Romanian general and minister of war

Ioan Ilcuș (February 22, 1882 – March 31, 1977) was a Romanian general, who served as minister of war in 1939–1940.

==Biography==
He was born on February 22, 1882, in the village of Rășinari (at the time in Austria-Hungary, now in Sibiu County), as the son of the peasant Șerban Ilcuș (1855–1944) and his wife, Paraschiva (1864–1937). He pursued military studies at the Theresian Military Academy in Vienna, becoming a sub-lieutenant in 1902 and graduating in 1904. He was an officer in the Austro-Hungarian army, advancing in rank to lieutenant and then captain. On April 1, 1916, he moved to Romania, where he was incorporated into the Romanian Army with the rank of major and served in World War I. He became lieutenant colonel on September 1, 1917.

Ilcuș participated as a delegate of the Romanian legion from Sibiu County at the Great National Assembly of Alba Iulia on December 1, 1918, while his father was a delegate of the meeting of Romanian craftsmen in Rășinari. He then graduated from the Higher War School. He was promoted to colonel in 1920, brigadier general in 1931, and major general in 1937.

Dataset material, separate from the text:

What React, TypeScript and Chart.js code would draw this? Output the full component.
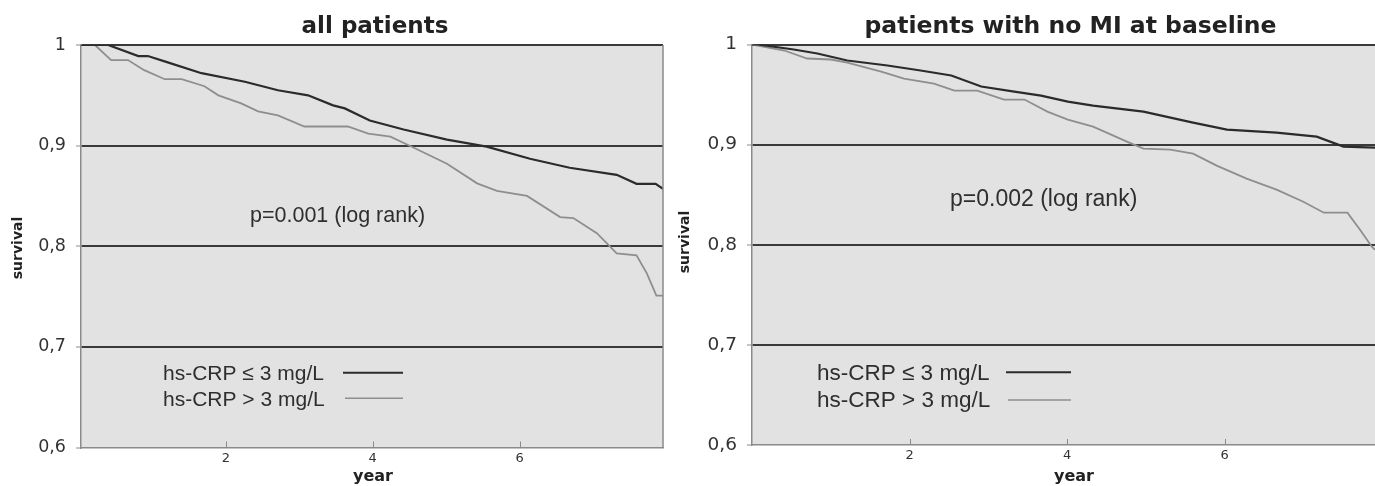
import React, { useEffect, useRef } from "react";
import { Chart, registerables } from "chart.js";

Chart.register(...registerables);

// ---------- data ----------
const Y_TICKS = [0.6, 0.7, 0.8, 0.9, 1];
const Y_TICK_LABELS = ["0,6", "0,7", "0,8", "0,9", "1"];
const X_TICKS = [2, 4, 6];
const LEGEND_LABELS = ["hs-CRP ≤ 3 mg/L", "hs-CRP > 3 mg/L"];
const PANEL_TITLES = ["all patients", "patients with no MI at baseline"];
const P_VALUES = ["p=0.001 (log rank)", "p=0.002 (log rank)"];
const X_TITLE = "year";
const Y_TITLE = "survival";

// all patients, hs-CRP <= 3 mg/L
const allLowYears = [0, 0.4, 0.81, 0.94, 1.2, 1.67, 2.26, 2.71, 3.12, 3.46, 3.62, 3.96, 4.42, 5.01, 5.55, 6.14, 6.68, 7.32, 7.59, 7.85, 7.95];
const allLowSurv = [1, 1, 0.989, 0.989, 0.983, 0.972, 0.9635, 0.955, 0.95, 0.94, 0.937, 0.925, 0.916, 0.906, 0.899, 0.887, 0.878, 0.871, 0.862, 0.862, 0.857];

// all patients, hs-CRP > 3 mg/L
const allHighYears = [0, 0.22, 0.44, 0.67, 0.89, 1.17, 1.4, 1.71, 1.9, 2.21, 2.44, 2.71, 3.07, 3.66, 3.94, 4.24, 4.51, 5.01, 5.42, 5.69, 6.1, 6.55, 6.73, 7.05, 7.32, 7.59, 7.73, 7.86, 7.95];
const allHighSurv = [1, 1, 0.985, 0.985, 0.975, 0.966, 0.966, 0.959, 0.95, 0.942, 0.934, 0.93, 0.919, 0.919, 0.912, 0.909, 0.8996, 0.882, 0.8625, 0.855, 0.85, 0.829, 0.828, 0.813, 0.793, 0.791, 0.773, 0.751, 0.751];

// no MI at baseline, hs-CRP <= 3 mg/L
const noMiLowYears = [0, 0.07, 0.53, 0.83, 1.21, 1.72, 2.14, 2.53, 2.91, 3.33, 3.67, 4.01, 4.33, 4.97, 5.6, 6.03, 6.66, 7.17, 7.51, 7.91];
const noMiLowSurv = [1, 1, 0.995, 0.991, 0.984, 0.979, 0.974, 0.969, 0.958, 0.953, 0.949, 0.943, 0.939, 0.933, 0.922, 0.915, 0.912, 0.908, 0.898, 0.897];

// no MI at baseline, hs-CRP > 3 mg/L
const noMiHighYears = [0, 0.41, 0.7, 1.0, 1.21, 1.64, 1.93, 2.31, 2.57, 2.86, 3.2, 3.46, 3.75, 4.01, 4.33, 4.76, 4.97, 5.31, 5.6, 5.9, 6.28, 6.66, 7.0, 7.26, 7.56, 7.72, 7.87, 7.91];
const noMiHighSurv = [1, 0.994, 0.986, 0.985, 0.982, 0.973, 0.966, 0.961, 0.954, 0.954, 0.945, 0.945, 0.933, 0.925, 0.918, 0.903, 0.896, 0.895, 0.891, 0.879, 0.866, 0.855, 0.843, 0.832, 0.832, 0.815, 0.798, 0.795];

// ---------- styles ----------
const BG = "#e2e2e2";
const GRID = "#3a3a3a";
const AXIS = "#8a8a8a";
const DARK_LINE = "#2b2b2b";
const LIGHT_LINE = "#8e8e8e";
const TEXT = "#2e2e2e";

type Spec = {
  canvasLeft: number;
  width: number;
  plotLeft: number;
  plotRight: number;
  plotTop: number;
  plotBottom: number;
  xMin: number;
  xMax: number;
  title: string;
  titleX: number;
  titleSize: number;
  pText: string;
  pX: number;
  pY: number;
  pSize: number;
  legendX: number;
  legendY: number[];
  legendSize: number;
  legendLines: number[][]; // [x1, x2, y]
  yTitleX: number;
  yTitleY: number;
  yearX: number;
  yTickSize: number;
  rightBorder: boolean;
  low: { x: number[]; y: number[] };
  high: { x: number[]; y: number[] };
};

const SPECS: Spec[] = [
  {
    canvasLeft: 0,
    width: 670,
    plotLeft: 81,
    plotRight: 663,
    plotTop: 45,
    plotBottom: 447.5,
    xMin: 0.03,
    xMax: 7.95,
    title: PANEL_TITLES[0],
    titleX: 375,
    titleSize: 23,
    pText: P_VALUES[0],
    pX: 250,
    pY: 222,
    pSize: 21.5,
    legendX: 163,
    legendY: [380, 406],
    legendSize: 21,
    legendLines: [
      [343, 403, 372.7],
      [345, 403, 398.3],
    ],
    yTitleX: 18,
    yTitleY: 248,
    yearX: 373,
    yTickSize: 17.5,
    rightBorder: true,
    low: { x: allLowYears, y: allLowSurv },
    high: { x: allHighYears, y: allHighSurv },
  },
  {
    canvasLeft: 670,
    width: 705,
    plotLeft: 82,
    plotRight: 705,
    plotTop: 44.5,
    plotBottom: 445,
    xMin: 0,
    xMax: 7.91,
    title: PANEL_TITLES[1],
    titleX: 400.5,
    titleSize: 23.5,
    pText: P_VALUES[1],
    pX: 280,
    pY: 206,
    pSize: 23,
    legendX: 147,
    legendY: [380, 407],
    legendSize: 22.5,
    legendLines: [
      [336, 401, 372.3],
      [338, 401, 400],
    ],
    yTitleX: 15,
    yTitleY: 242,
    yearX: 404,
    yTickSize: 18.5,
    rightBorder: false,
    low: { x: noMiLowYears, y: noMiLowSurv },
    high: { x: noMiHighYears, y: noMiHighSurv },
  },
];

const HEIGHT = 486;

function Panel({ spec }: { spec: Spec }) {
  const ref = useRef<HTMLCanvasElement | null>(null);

  useEffect(() => {
    const canvas = ref.current;
    if (!canvas) return;

    const deco = {
      id: "deco",
      beforeDraw(chart: any) {
        const { ctx, chartArea: a, width, height } = chart;
        ctx.save();
        ctx.fillStyle = "#ffffff";
        ctx.fillRect(0, 0, width, height);
        ctx.fillStyle = BG;
        ctx.fillRect(a.left, a.top, a.right - a.left, a.bottom - a.top);
        ctx.restore();
      },
      afterDraw(chart: any) {
        const { ctx, chartArea: a } = chart;
        const xs = chart.scales.x;
        ctx.save();
        if (spec.rightBorder) {
          ctx.strokeStyle = AXIS;
          ctx.lineWidth = 1.5;
          ctx.beginPath();
          ctx.moveTo(a.right, a.top);
          ctx.lineTo(a.right, a.bottom);
          ctx.stroke();
        }
        ctx.strokeStyle = AXIS;
        ctx.lineWidth = 1;
        X_TICKS.forEach((v) => {
          const px = Math.round(xs.getPixelForValue(v)) + 0.5;
          ctx.beginPath();
          ctx.moveTo(px, a.bottom - 6);
          ctx.lineTo(px, a.bottom);
          ctx.stroke();
        });
        ctx.fillStyle = "#222";
        ctx.textAlign = "center";
        ctx.textBaseline = "alphabetic";
        ctx.font = `bold ${spec.titleSize}px "DejaVu Sans", Verdana, sans-serif`;
        ctx.fillText(spec.title, spec.titleX, 32.5);
        ctx.font = `bold 16px "DejaVu Sans", Verdana, sans-serif`;
        ctx.fillText(X_TITLE, spec.yearX, 481);
        ctx.save();
        ctx.translate(spec.yTitleX, spec.yTitleY);
        ctx.rotate(-Math.PI / 2);
        ctx.textBaseline = "middle";
        ctx.font = `bold 14px "DejaVu Sans", Verdana, sans-serif`;
        ctx.fillText(Y_TITLE, 0, 0);
        ctx.restore();
        ctx.fillStyle = TEXT;
        ctx.textAlign = "left";
        ctx.textBaseline = "alphabetic";
        ctx.font = `${spec.pSize}px "Liberation Sans", Arial, sans-serif`;
        ctx.fillText(spec.pText, spec.pX, spec.pY);
        ctx.font = `${spec.legendSize}px "Liberation Sans", Arial, sans-serif`;
        LEGEND_LABELS.forEach((lbl, i) => {
          ctx.fillStyle = TEXT;
          ctx.fillText(lbl, spec.legendX, spec.legendY[i]);
          const [x1, x2, y] = spec.legendLines[i];
          ctx.strokeStyle = i === 0 ? DARK_LINE : LIGHT_LINE;
          ctx.lineWidth = i === 0 ? 2 : 1.5;
          ctx.beginPath();
          ctx.moveTo(x1, y);
          ctx.lineTo(x2, y);
          ctx.stroke();
        });
        ctx.restore();
      },
    };

    const toPts = (s: { x: number[]; y: number[] }) => s.x.map((x, i) => ({ x, y: s.y[i] }));

    const chart = new Chart(canvas, {
      type: "line",
      data: {
        datasets: [
          {
            label: LEGEND_LABELS[0],
            data: toPts(spec.low),
            borderColor: DARK_LINE,
            borderWidth: 2.2,
            pointRadius: 0,
            tension: 0,
            fill: false,
          },
          {
            label: LEGEND_LABELS[1],
            data: toPts(spec.high),
            borderColor: LIGHT_LINE,
            borderWidth: 1.8,
            pointRadius: 0,
            tension: 0,
            fill: false,
          },
        ],
      },
      options: {
        responsive: false,
        maintainAspectRatio: false,
        animation: false,
        devicePixelRatio: 1,
        layout: {
          padding: {
            top: spec.plotTop,
            right: spec.width - spec.plotRight,
            left: 0,
            bottom: 0,
          },
        },
        plugins: {
          legend: { display: false },
          tooltip: { enabled: false },
          title: { display: false },
        },
        scales: {
          x: {
            type: "linear",
            min: spec.xMin,
            max: spec.xMax,
            afterBuildTicks: (s: any) => {
              s.ticks = X_TICKS.map((v) => ({ value: v }));
            },
            afterFit: (s: any) => {
              s.height = HEIGHT - spec.plotBottom;
            },
            ticks: {
              color: "#333",
              font: { family: '"DejaVu Sans", Verdana, sans-serif', size: 13 },
              padding: 3,
              maxRotation: 0,
              autoSkip: false,
              callback: (v: any) => String(v),
            },
            grid: { display: false, drawTicks: false },
            border: { display: true, color: AXIS, width: 1.5 },
          },
          y: {
            type: "linear",
            min: 0.6,
            max: 1,
            afterBuildTicks: (s: any) => {
              s.ticks = Y_TICKS.map((v) => ({ value: v }));
            },
            afterFit: (s: any) => {
              s.width = spec.plotLeft;
            },
            ticks: {
              color: "#333",
              font: { family: '"DejaVu Sans", Verdana, sans-serif', size: spec.yTickSize },
              padding: 10,
              autoSkip: false,
              callback: (v: any) => {
                const i = Y_TICKS.findIndex((t) => Math.abs(t - v) < 1e-6);
                return i >= 0 ? Y_TICK_LABELS[i] : "";
              },
            },
            grid: {
              display: true,
              drawTicks: true,
              tickLength: 5,
              lineWidth: 2,
              color: (c: any) => (c.tick && Math.abs(c.tick.value - 0.6) < 1e-6 ? "rgba(0,0,0,0)" : GRID),
              tickColor: AXIS,
              tickWidth: 1,
            },
            border: { display: true, color: AXIS, width: 1.5 },
          },
        },
      },
      plugins: [deco],
    } as any);

    return () => chart.destroy();
  }, [spec]);

  return (
    <canvas
      ref={ref}
      width={spec.width}
      height={HEIGHT}
      style={{ position: "absolute", left: spec.canvasLeft, top: 0, width: spec.width, height: HEIGHT }}
    />
  );
}

export default function App() {
  return (
    <div
      style={{
        position: "fixed",
        left: 0,
        top: 0,
        width: 1375,
        height: HEIGHT,
        overflow: "hidden",
        background: "#ffffff",
      }}
    >
      {SPECS.map((s, i) => (
        <Panel key={i} spec={s} />
      ))}
    </div>
  );
}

He was Secretary General of the Ministry of Defense (1932–1933). As a general in the Royal Army, he served as chief of staff and then as commander of the Romanian 4th Army (September 19–22, 1939). From September 21, 1939 to July 4, 1940 he served as Minister of Defense in the cabinets of Gheorghe Argeșanu, Constantin Argetoianu, and Gheorghe Tătărăscu. Ilcuș was promoted to the rank of lieutenant general effective June 6, 1940, and was awarded the Order of the Crown of Romania, Grand Cross class. The promotion was withdrawn by decree-law no. 3,094 of September 9, 1940 of General Ion Antonescu, head of the Romanian State, together with several generals considered to be close to the former King Carol II and accused of, as high military commanders, to have behaved inappropriately in the dramatic circumstances of the summer of 1940. The decree-law provided for the removal of several generals from the active ranks of the army with the following justification: "considering that the following general officers have committed serious acts of incapacity, demoralizing by their deed the prestige of the army and the elementary commandments of the soldier's responsibility. Considering that by flattery and methods incompatible with soldierly dignity they occupied high commands, then encouraging frivolity and lack of officer dignity; Considering that the incapacity of these general officers led to the decay of the army and to serious acts through the loss of borders; Considering that the Nation must receive the example of duty and responsibility by sanctioning those who were guilty of these violations". As a result, Ilcuș's pay was reduced in half.

He had a forced residence during Antonescu's regime. The effects of the decree-law were canceled on September 1, 1944, after the coup d'état of August 23, 1944, and General Ilcuș was reinstated in his rights starting from the date of his retirement. By another decree of September 1, 1944, however, he was placed in reserve for the age limit, starting on February 2, 1943.

===Detention and death===
He lived for a while in his native village Rășinari, in a house on Popilor Street no. 1314. On April 20, 1953, he was arrested by the security authorities in Bucharest. He was transferred on August 3, 1954, to Sighet Prison, where he was detained for seven years, during which he suffered from liver and kidney diseases. During the detention in Sighet, Ilcuș was, for a while, a cellmate with the Greek-Catholic bishop Alexandru Todea. Ioan Ilcuș died in Bucharest at age 95, and was buried in his native village.

He was married to Maria, with whom he had a son, Ionel Horia Ilcuș.